Seabad setelah kemunculan Zenobia, ada perempuan pejuang lain dari dunia Arab: Mavia. Ia dipercaya oleh ahli sejarah klasik, Noel Lenski yang menyatakan kepada majalah Archeolog, berasal dari suku nomadik Saracen penganut Islam yang berhabitat di selatan Palestina dan utara Sinai. Sementara situs Ancient Origins menulis, Mavia diyakini sebagai putri Tanukhids, penguasa yang kehilangan dukungan dari suku Arab dan bermigrasi ke utara Peninsula Arab.

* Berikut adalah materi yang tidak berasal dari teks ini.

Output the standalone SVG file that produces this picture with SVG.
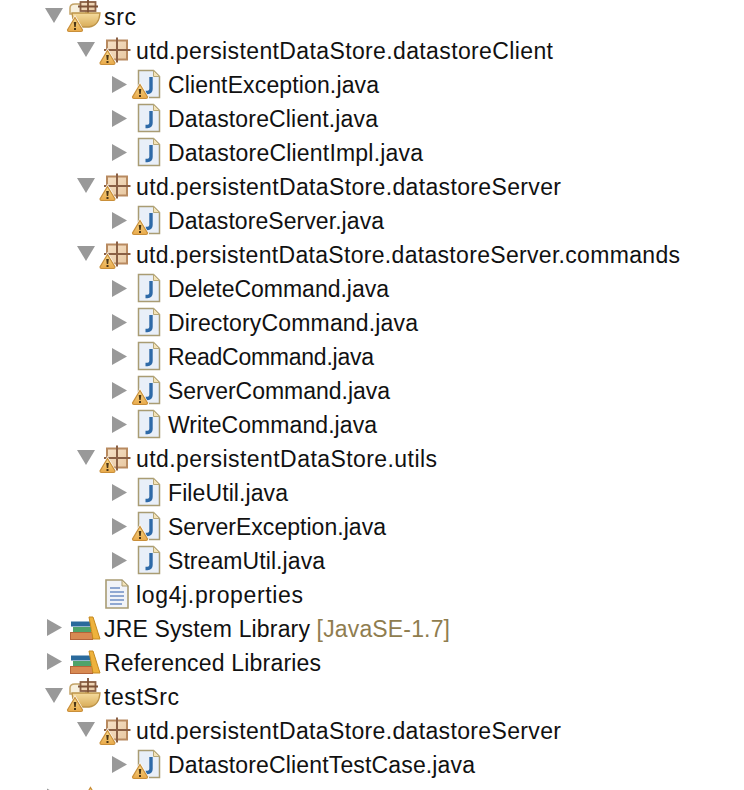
<svg xmlns="http://www.w3.org/2000/svg" width="744" height="790" viewBox="0 0 744 790">
<style>
text{font-family:"Liberation Sans",Arial,sans-serif;font-size:23px;fill:#111}
.tag{fill:#8f7d4f}
.tw{fill:#999}
</style>
<defs>
<linearGradient id="pg" x1="0" y1="0" x2="1" y2="1"><stop offset="0" stop-color="#f6e2c8"/><stop offset="1" stop-color="#e8c8a2"/></linearGradient>
<linearGradient id="bowl" x1="0" y1="0" x2="0" y2="1"><stop offset="0" stop-color="#f5dc9f"/><stop offset="1" stop-color="#d9ac58"/></linearGradient>
<linearGradient id="wg" x1="0" y1="0" x2="0" y2="1"><stop offset="0" stop-color="#f8d98a"/><stop offset="1" stop-color="#e8a94a"/></linearGradient>
<path id="down" class="tw" d="M-9-7.500H9L0 7.500Z"/>
<path id="right" class="tw" d="M-7.500-8.500L7.500 0-7.500 8.500Z"/>
<g id="warn"><path d="M0-9L8 4.500Q8 6 6 6H-6Q-8 6-8 4.500Z" fill="#fff" stroke="#fff" stroke-width="2"/><path d="M0-8.500L7.500 4Q7.500 5.500 6 5.500H-6Q-7.500 5.500-7.500 4Z" fill="url(#wg)" stroke="#c98f3a" stroke-width="1.200"/><path d="M-1.300-4H1.300L.7 1H-.7Z" fill="#4a3415"/><rect x="-1" y="2" width="2" height="2" fill="#4a3415"/></g>
<g id="pkg"><rect x="-10" y="-9.500" width="20" height="19" fill="url(#pg)" stroke="#b88a60" stroke-width="2"/><path d="M-1-12.500H1V12.500H-1ZM-13-1H13.500V1H-13Z" fill="#8a6045"/></g>
<g id="java"><path d="M-10.500-13.500H4.500L10.500-7.500V13.500H-10.500Z" fill="#e9eff8" stroke="#a99c73" stroke-width="1.500"/><path d="M4.500-13.500V-7.500H10.500Z" fill="#f4e3b8" stroke="#b7a878" stroke-width="1"/><path d="M2-7V5Q2 8.500-1.500 8.500H-3.500" fill="none" stroke="#2e6aa8" stroke-width="3.400"/></g>
<g id="prop"><path d="M-11-14H5L11-8V14H-11Z" fill="#f1f3f8" stroke="#a99c73" stroke-width="1.600"/><path d="M5-14V-8H11Z" fill="#f4e3b8" stroke="#a99c73" stroke-width="1"/><path d="M-7-6H3M-7-2H7M-7 2H7M-7 6H7M-7 10H5" stroke="#6f8fc4" stroke-width="1.700"/></g>
<g id="root"><path d="M-15-8Q-15-12-10-12H1V-2H-15Z" fill="#f7f0de" stroke="#c4a468" stroke-width="1.500"/><rect x="-4.500" y="-14" width="15" height="9" fill="url(#pg)" stroke="#8a6045" stroke-width="1.800"/><path d="M3-18V-2M-7-9.500H13" stroke="#7d5237" stroke-width="1.800"/><path d="M-13-3H15Q14 10 4 11H-6Q-12 9-13-3Z" fill="url(#bowl)" stroke="#bd9448" stroke-width="1.300"/></g>
<g id="lib"><rect x="-14" y="-6.500" width="20" height="5" fill="#2a6a9c"/><rect x="-12" y="-1" width="18" height="5.500" fill="#4fa36a"/><rect x="-14.500" y="4.500" width="22" height="7" fill="#d88a52" stroke="#b5653a"/><path d="M4-11H8L15 11H8Z" fill="#eeb23c" stroke="#c68a20"/></g>
</defs>

<g id="connectors">
<use href="#down" x="54" y="15.500"/>
<use href="#down" x="86" y="49.500"/>
<use href="#right" x="119.500" y="84.500"/>
<use href="#right" x="119.500" y="118.500"/>
<use href="#right" x="119.500" y="152.500"/>
<use href="#down" x="86" y="185.500"/>
<use href="#right" x="119.500" y="220.500"/>
<use href="#down" x="86" y="253.500"/>
<use href="#right" x="119.500" y="288.500"/>
<use href="#right" x="119.500" y="322.500"/>
<use href="#right" x="119.500" y="356.500"/>
<use href="#right" x="119.500" y="390.500"/>
<use href="#right" x="119.500" y="424.500"/>
<use href="#down" x="86" y="457.500"/>
<use href="#right" x="119.500" y="492.500"/>
<use href="#right" x="119.500" y="526.500"/>
<use href="#right" x="119.500" y="560.500"/>
<use href="#right" x="54.500" y="627.500"/>
<use href="#right" x="54.500" y="661.500"/>
<use href="#down" x="54" y="695.500"/>
<use href="#down" x="86" y="729.500"/>
<use href="#right" x="119.500" y="764.500"/>
<use href="#right" x="54.500" y="797"/>
</g>

<g id="n-src"><use href="#root" x="85" y="16"/><use href="#warn" x="75" y="26"/><text x="104" y="24.500" textLength="32">src</text></g>
<g id="n-client"><use href="#pkg" x="117" y="50"/><use href="#warn" x="107.500" y="59"/><text x="136" y="58.500" textLength="417">utd.persistentDataStore.datastoreClient</text></g>
<g id="n-clientex"><use href="#java" x="149" y="84"/><use href="#warn" x="140" y="93"/><text x="168" y="92.500" textLength="211">ClientException.java</text></g>
<g id="n-dsclient"><use href="#java" x="149" y="118"/><text x="168" y="126.500" textLength="210">DatastoreClient.java</text></g>
<g id="n-dsclientimpl"><use href="#java" x="149" y="152"/><text x="168" y="160.500" textLength="255">DatastoreClientImpl.java</text></g>
<g id="n-server"><use href="#pkg" x="117" y="186"/><use href="#warn" x="107.500" y="195"/><text x="136" y="194.500" textLength="425">utd.persistentDataStore.datastoreServer</text></g>
<g id="n-dsserver"><use href="#java" x="149" y="220"/><use href="#warn" x="140" y="229"/><text x="168" y="228.500" textLength="216">DatastoreServer.java</text></g>
<g id="n-commands"><use href="#pkg" x="117" y="254"/><use href="#warn" x="107.500" y="263"/><text x="136" y="262.500" textLength="544">utd.persistentDataStore.datastoreServer.commands</text></g>
<g id="n-delete"><use href="#java" x="149" y="288"/><text x="168" y="296.500" textLength="221">DeleteCommand.java</text></g>
<g id="n-directory"><use href="#java" x="149" y="322"/><text x="168" y="330.500" textLength="250">DirectoryCommand.java</text></g>
<g id="n-read"><use href="#java" x="149" y="356"/><text x="168" y="364.500" textLength="206">ReadCommand.java</text></g>
<g id="n-servercmd"><use href="#java" x="149" y="390"/><use href="#warn" x="140" y="399"/><text x="168" y="398.500" textLength="222">ServerCommand.java</text></g>
<g id="n-write"><use href="#java" x="149" y="424"/><text x="168" y="432.500" textLength="209">WriteCommand.java</text></g>
<g id="n-utils"><use href="#pkg" x="117" y="458"/><use href="#warn" x="107.500" y="467"/><text x="136" y="466.500" textLength="301">utd.persistentDataStore.utils</text></g>
<g id="n-fileutil"><use href="#java" x="149" y="492"/><text x="168" y="500.500" textLength="120">FileUtil.java</text></g>
<g id="n-serverex"><use href="#java" x="149" y="526"/><use href="#warn" x="140" y="535"/><text x="168" y="534.500" textLength="218">ServerException.java</text></g>
<g id="n-streamutil"><use href="#java" x="149" y="560"/><text x="168" y="568.500" textLength="157">StreamUtil.java</text></g>
<g id="n-log4j"><use href="#prop" x="117" y="594"/><text x="136" y="602.500" textLength="167">log4j.properties</text></g>
<g id="n-jre"><use href="#lib" x="85" y="628"/><text x="104" y="636.500" textLength="346">JRE System Library <tspan class="tag">[JavaSE-1.7]</tspan></text></g>
<g id="n-reflib"><use href="#lib" x="85" y="662"/><text x="104" y="670.500" textLength="217">Referenced Libraries</text></g>
<g id="n-testsrc"><use href="#root" x="85" y="696"/><use href="#warn" x="75" y="706"/><text x="104" y="704.500" textLength="75">testSrc</text></g>
<g id="n-testserver"><use href="#pkg" x="117" y="730"/><use href="#warn" x="107.500" y="739"/><text x="136" y="738.500" textLength="425">utd.persistentDataStore.datastoreServer</text></g>
<g id="n-testcase"><use href="#java" x="149" y="764"/><use href="#warn" x="140" y="773"/><text x="168" y="772.500" textLength="307">DatastoreClientTestCase.java</text></g>
<g id="n-clipped"><use href="#warn" x="90.500" y="796"/></g>
</svg>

Mavia menikahi al-Hawari yang pada tahun 375 menjabat sebagai raja suku Tanukh. Setelah suami Mavia meninggal, Kerajaan Romawi pimpinan Raja Valens yang masih menjajah daerah Arab beranggapan lebih mudah untuk menaklukan dan mengkristenisasi suku Mavia. Namun demikian, Mavia menolak ide tersebut dan berupaya mengalahkan penjajahan Romawi. Beberapa sejarawan berspekulasi Mavia sempat mengonversi keyakinannya akibat tekanan penjajah, tetapi bukti jelas mengenai hal ini belum ditemukan hingga kini.
Berdasarkan cerita turun temurun, Mavia digambarkan sebagai sosok perempuan tangguh yang memimpin para tentara dan dikenal sebagai ahli strategi yang brilian. Situs Inscriber Magazine menuliskan, Mavia menggunakan teknik gerilya dalam mengalahkan pasukan Romawi hingga membuat mereka kewalahan sekalipun jumlah pasukan Romawi lebih besar dari pasukan Tanukh. Ini akibat pengetahuan seputar medan dan kecerdikan pasukan Tanukh yang mengungguli pendatang yang hendak mengekspansi kekuasan di daerah Arab tersebut.
Kisah-kisah perempuan hebat ini mengafirmasi bahwa perempuan di dunia Arab tak lagi semestinya dipandang sebelah mata. Sejarah mencatat pemikiran dan aksi mereka berhasil membawa perubahan dalam berbagai bidang kehidupan, mulai sosial budaya hingga politik. Popularitas tidak hanya datang akibat mahkota di atas kepala, tetapi juga dari isi kepala dan empati yang dimiliki para perempuan pendamping penguasa di Timur Tengah ini.